A task force of investigators from the Modesto, Turlock and Ceres police departments, the Stanislaus County Sheriff’s Department, the California Department of Corrections and the Stanislaus County District Attorney’s Office was assembled to investigate the case.
“They have sort of slandered his name for the last six or seven months,” Martinez said. “(Investigators) will pick up three or four people on the street and say things about Frank Carson and then they let those people go.”
Baljit Athwal, who co-owns Pop-N-Cork Liquors in Turlock with his brother, said they both have been questioned by law enforcement about the Kauffman case. He said not only has Carson’s name come up, but “they were blaming us all.”
Athwal echoes Martinez’s assertion that if the evidence was there, more arrests already would have been made.
The brothers, along with family and friends, have staged several protests highlighting their treatment by law enforcement during the investigation, including one Friday in Sacramento in front of the state Capitol. They say they have been subjected to multiple searches and claim investigators’ questioning has amounted to harassment.
Meanwhile in Ripon, Carson spoke to the group of private investigators that invited him to present his campaign platform.
Although it does not endorse a candidate as a group, it has been visited by both candidates for Stanislaus County sheriff this year, and says it plans to invite Fladager to speak at one of its meetings before the June election.
Many private investigators throughout the state work for defense attorneys in criminal cases, but they also work on civil cases, educational law and job safety cases.
Carson told the investigators that there’s an extensive failure in management at the District Attorney’s Office. He said Fladager’s number of investigators has ballooned, while the number of prosecutors has dwindled, creating delays at the courthouse.
“It can be changed, and it should be changed,” said Carson, who said he has been a vocal critic of the District Attorney’s Office for the past 25 years that he’s practiced law in Stanislaus County. “We need to change, and there is an alternative.”
Fladager, a two-term district attorney, has said that her challenger’s allegations of mismanagement are false. She says she has a supportive staff that works hard every day to seek justice despite, for example, challenges such as staff shortages, pay cuts and the unexpected deaths of three prosecutors.

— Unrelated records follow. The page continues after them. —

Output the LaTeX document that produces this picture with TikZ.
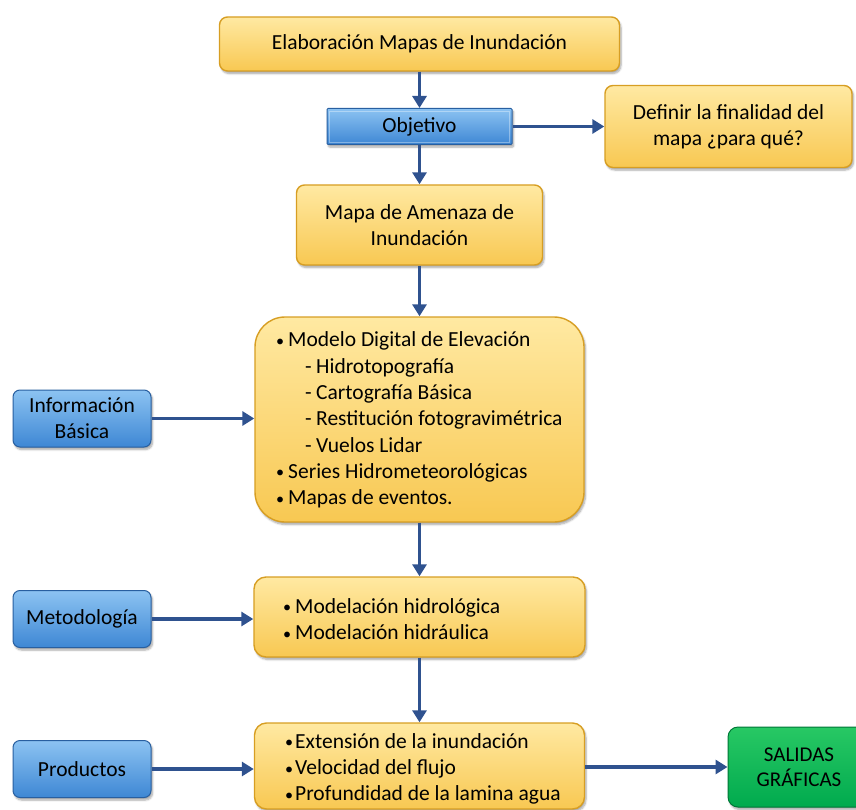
\documentclass[tikz,border=0pt]{standalone}
\usepackage{fontspec}
\usepackage{graphicx}
\setmainfont{Carlito}
\usetikzlibrary{arrows.meta,shadows.blur}

\definecolor{arrowblue}{RGB}{47,82,143}
\definecolor{ytop}{RGB}{255,233,162}
\definecolor{ybot}{RGB}{248,200,82}
\definecolor{yedge}{RGB}{215,158,35}
\definecolor{btop}{RGB}{140,195,242}
\definecolor{bbot}{RGB}{62,135,212}
\definecolor{bedge}{RGB}{40,95,160}
\definecolor{gtop}{RGB}{40,200,100}
\definecolor{gbot}{RGB}{0,170,78}
\definecolor{gedge}{RGB}{0,120,55}

\tikzset{
  shade3d/.style={blur shadow={shadow xshift=1.5pt,shadow yshift=-2.5pt,shadow opacity=35,shadow blur steps=6}},
  yellowbox/.style={shade3d,draw=yedge,line width=1.4pt,top color=ytop,bottom color=ybot,
    rounded corners=#1,align=center,inner sep=0pt,font=\fontsize{21.5}{26}\selectfont},
  yellowbox/.default=8pt,
  bluebox/.style={shade3d,draw=bedge,line width=1pt,top color=btop,bottom color=bbot,
    rounded corners=7pt,align=center,inner sep=0pt,font=\fontsize{21.5}{26}\selectfont,
    minimum width=138pt,minimum height=57pt},
  greenbox/.style={shade3d,draw=gedge,line width=1pt,top color=gtop,bottom color=gbot,
    rounded corners=10pt,align=center,inner sep=0pt,font=\fontsize{21}{25}\selectfont},
  listtext/.style={anchor=west,align=left,inner sep=0pt,font=\fontsize{21.5}{26.3}\selectfont},
  flow/.style={draw=arrowblue,line width=3.2pt,-{Triangle[length=12pt,width=14pt]}},
}
\newcommand{\dotmark}{\raisebox{0.5pt}{\scalebox{0.75}{•}}}
\newcommand{\bul}{\makebox[12pt][l]{\dotmark}}
\newcommand{\subl}{\hspace*{29pt}\makebox[11pt][l]{-}}

\begin{document}
\begin{tikzpicture}[x=1pt,y=-1pt]
\useasboundingbox (0,0) rectangle (856,810);

% main column
\node[yellowbox,minimum width=400pt,minimum height=54pt] (elab) at (419.5,44) {Elaboración Mapas de Inundación};
\node[shade3d,draw=bedge,line width=1pt,top color=btop,bottom color=bbot,rounded corners=1pt,
      inner sep=0pt,minimum width=185pt,minimum height=36pt,font=\fontsize{21.5}{26}\selectfont]
      (obj) at (419.5,126.5) {Objetivo};
\draw[white,opacity=0.35,line width=0.8pt] ([shift={(3pt,3pt)}]obj.south west) rectangle ([shift={(-3pt,-3pt)}]obj.north east);
\node[yellowbox,minimum width=247pt,minimum height=82pt] (fin) at (728.5,126.5) {Definir la finalidad del\\mapa ¿para qué?};
\node[yellowbox,minimum width=246pt,minimum height=80pt] (amen) at (419.5,225) {Mapa de Amenaza de\\Inundación};

\node[yellowbox=30pt,minimum width=329pt,minimum height=205pt] (info) at (419.5,419.5) {};
\node[listtext] (infotxt) at (276,420) {\bul Modelo Digital de Elevación\\
  \subl Hidrotopografía\\
  \subl Cartografía Básica\\
  \subl Restitución fotogravimétrica\\
  \subl Vuelos Lidar\\
  \bul Series Hidrometeorológicas\\
  \bul Mapas de eventos.};

\node[yellowbox=12pt,minimum width=331pt,minimum height=80pt] (model) at (419.5,617) {};
\node[listtext] (modeltxt) at (283,619) {\bul Modelación hidrológica\\
  \bul Modelación hidráulica};

\node[yellowbox=12pt,minimum width=330pt,minimum height=86pt] (prod) at (419.5,766) {};
\node[listtext] (prodtxt) at (285,769) {\makebox[10pt][l]{\dotmark}Extensión de la inundación\\
  \makebox[10pt][l]{\dotmark}Velocidad del flujo\\
  \makebox[10pt][l]{\dotmark}Profundidad de la lamina agua};

% side inputs
\node[bluebox] (basica) at (82,418.5) {Información\\Básica};
\node[bluebox] (metod) at (82,619) {Metodología};
\node[bluebox] (produc) at (82,769) {Productos};

% output, running off the right edge
\node[greenbox,minimum width=142pt,minimum height=80pt] (salidas) at (799,767) {SALIDAS\\GRÁFICAS};

% connectors
\draw[flow] (elab.south) -- (obj.north);
\draw[flow] (obj.south) -- (amen.north);
\draw[flow] (obj.east) -- (obj.east -| fin.west);
\draw[flow] (amen.south) -- (info.north);
\draw[flow] (info.south) -- (model.north);
\draw[flow] (model.south) -- (prod.north);
\draw[flow] (basica.east) -- (basica.east -| info.west);
\draw[flow] (metod.east) -- (metod.east -| model.west);
\draw[flow] (produc.east) -- (produc.east -| prod.west);
\draw[flow] (prod.east |- salidas.west) -- (salidas.west);
\end{tikzpicture}
\end{document}
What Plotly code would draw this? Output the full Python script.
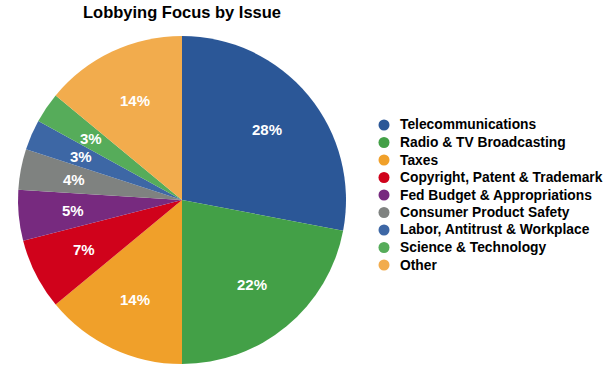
import math
import plotly.graph_objects as go

categories = ["Telecommunications", "Radio & TV Broadcasting", "Taxes",
              "Copyright, Patent & Trademark", "Fed Budget & Appropriations",
              "Consumer Product Safety", "Labor, Antitrust & Workplace",
              "Science & Technology", "Other"]
values = [28, 22, 14, 7, 5, 4, 3, 3, 14]
colors = ["#2b5797", "#43a047", "#f0a02a", "#d0021b", "#772a7f",
          "#7f8280", "#3d67a5", "#56ac5a", "#f2ac4d"]

W, H = 612, 375
cx, cy, R = 182, 200, 164
FONT = "Liberation Sans, Arial, Helvetica"

fig = go.Figure()
fig.add_trace(go.Pie(
    labels=categories, values=values, sort=False, direction="clockwise",
    rotation=0, marker=dict(colors=colors, line=dict(width=0)),
    textinfo="none", hoverinfo="label+percent", showlegend=False,
    domain=dict(x=[(cx - R) / W, (cx + R) / W], y=[(H - cy - R) / H, (H - cy + R) / H]),
))

# percentage labels inside slices
total = sum(values)
cum = 0
annotations = []
for v in values:
    mid = (cum + v / 2) / total * 2 * math.pi
    cum += v
    r = 0.67 * R
    px = cx + r * math.sin(mid)
    py = cy - r * math.cos(mid)
    annotations.append(dict(x=px / W, y=1 - py / H, xref="paper", yref="paper",
                            text=f"<b>{round(v / total * 100)}%</b>", showarrow=False,
                            font=dict(family=FONT, size=15, color="white"),
                            xanchor="center", yanchor="middle"))

# legend (circle marker + label per category)
lx, ly0, dy = 384, 125, 17.5
shapes = []
for i, (c, col) in enumerate(zip(categories, colors)):
    y = 1 - (ly0 + i * dy) / H
    shapes.append(dict(type="circle", xref="paper", yref="paper",
                       xsizemode="pixel", ysizemode="pixel",
                       xanchor=lx / W, yanchor=y, x0=-5.5, x1=5.5, y0=-5.5, y1=5.5,
                       fillcolor=col, line=dict(width=0)))
    annotations.append(dict(x=(lx + 14) / W, y=y, xref="paper", yref="paper",
                            text=f"<b>{c}</b>", showarrow=False,
                            font=dict(family=FONT, size=13.8, color="black"),
                            xanchor="left", yanchor="middle"))

fig.update_layout(
    width=W, height=H,
    margin=dict(l=0, r=0, t=0, b=0),
    paper_bgcolor="white", plot_bgcolor="white",
    showlegend=False,
    title=dict(text="<b>Lobbying Focus by Issue</b>", x=cx / W, xanchor="center",
               y=1 - 12 / H, yanchor="middle",
               font=dict(family=FONT, size=16.5, color="black")),
    annotations=annotations,
    shapes=shapes,
)

fig.write_html("out.html", config={"displayModeBar": False},
               post_script="document.body.style.margin='0';document.body.style.overflow='hidden';")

There were 40 prosecutors and six supervising prosecutors in 2006. That same year, the District Attorney’s Office had 15 criminal investigators and two supervising investigators, Fladager said Friday.
This year, Fladager has 39 prosecutors, five supervising prosecutors, 11 criminal investigators and two supervising investigators. She also said the District Attorney’s Office has had up to 50 attorneys and more than 20 investigators at its highest staffing levels.